The Socialist government has hit back at the cardinal’s comments. “I’m shocked by this attitude which I think is a kind of return to a fundamentalism that I find problematic,” said Jean-Marie Le Guen, Socialist senator from Paris.

Party spokesman David Assouline said it was not the Church’s role “to oppose the will of the legislature, especially concerning civil marriage in a secular republic.”

Vingt-Trois responded to what he called left-wing attacks on the Church, saying they show the gay “marriage” campaign does not want a real debate.

“We regret that the government’s choice focuses public attention so much on an issue that’s actually secondary,” Vingt-Trois said.

“The priority concerns plaguing our fellow citizens (are) the consequences of the economic and financial crisis – factory closings, rising unemployment, growing insecurity of the poorest families.”
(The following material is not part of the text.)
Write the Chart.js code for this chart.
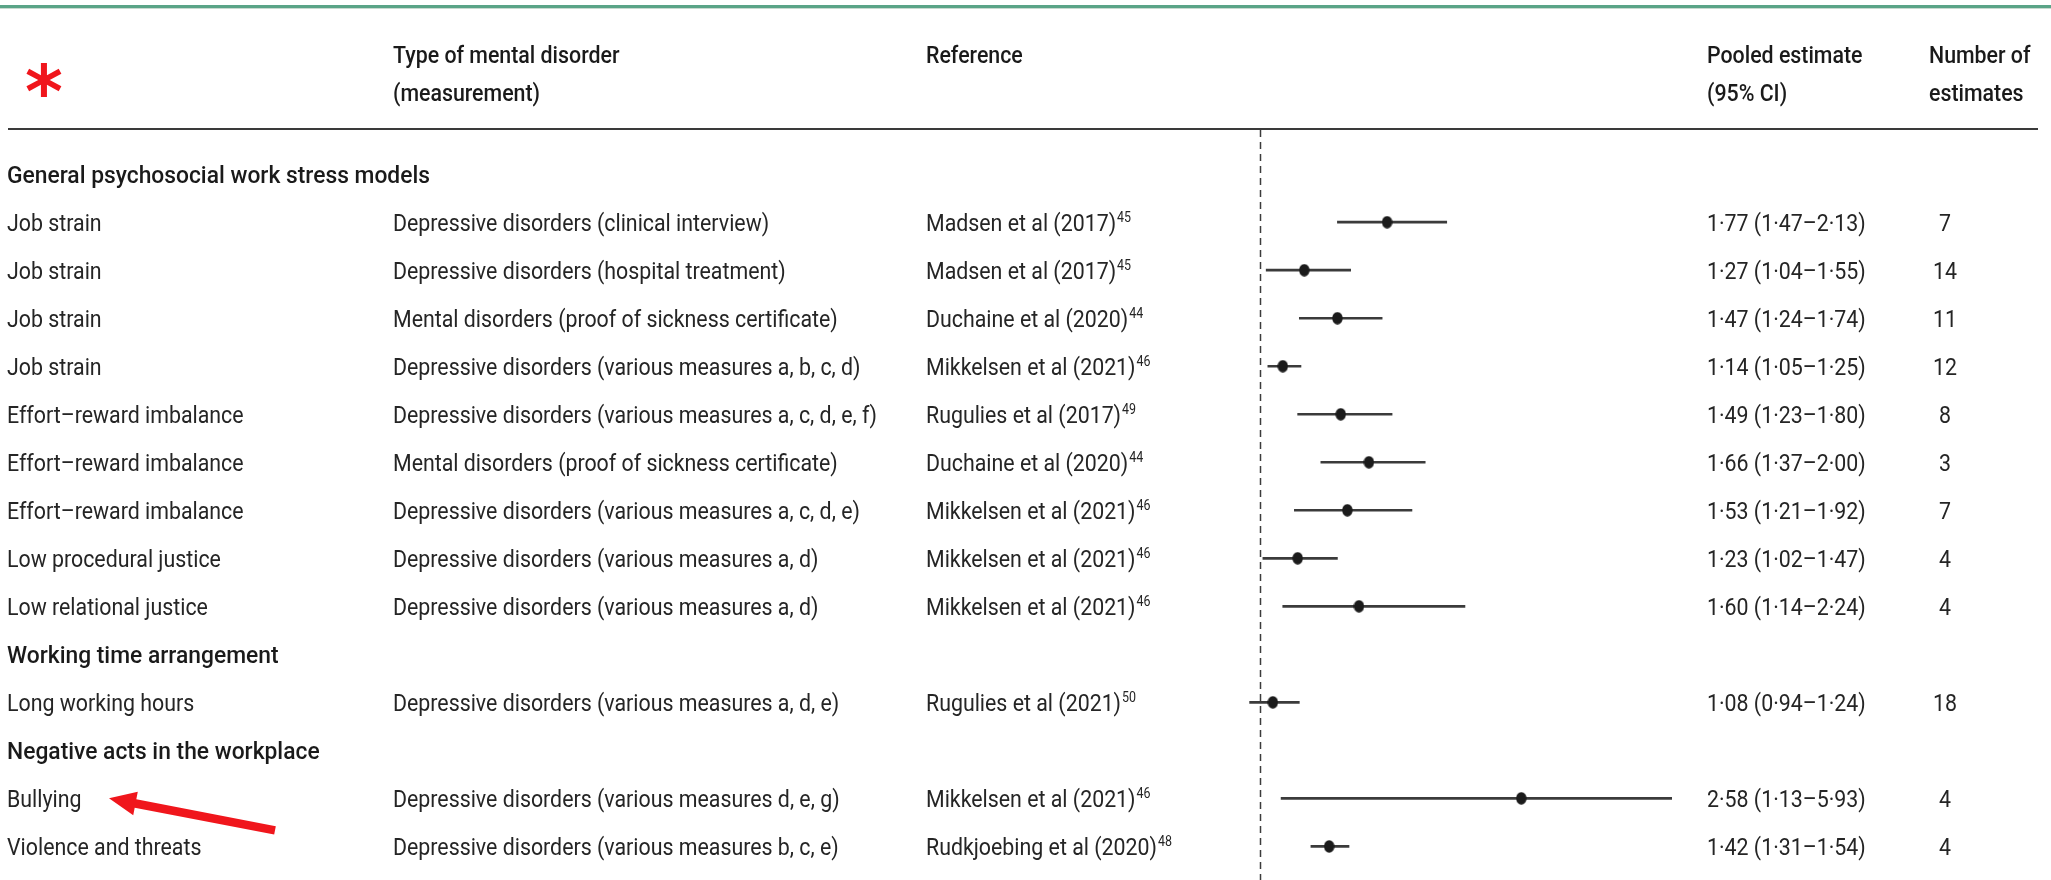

Whether Vingt-Trois’ vocal opposition to the change will affect the debate remains to be seen. While 83 percent of France’s population still call themselves Catholics on census forms, weekly attendance at Mass, according to 2002 statistics, is about 8 percent. At the same time, opinion polls are showing that 60 percent of the public support President Francois Hollande’s plan to re-define marriage, though this represents a slight drop since religious leaders started opposing it publicly.

Polls also show that while there is broad support for gay “marriage,” the French are less enthusiastic about allowing homosexual partners to adopt children. Hollande said the bill, introduced last week, will be law by mid-2013.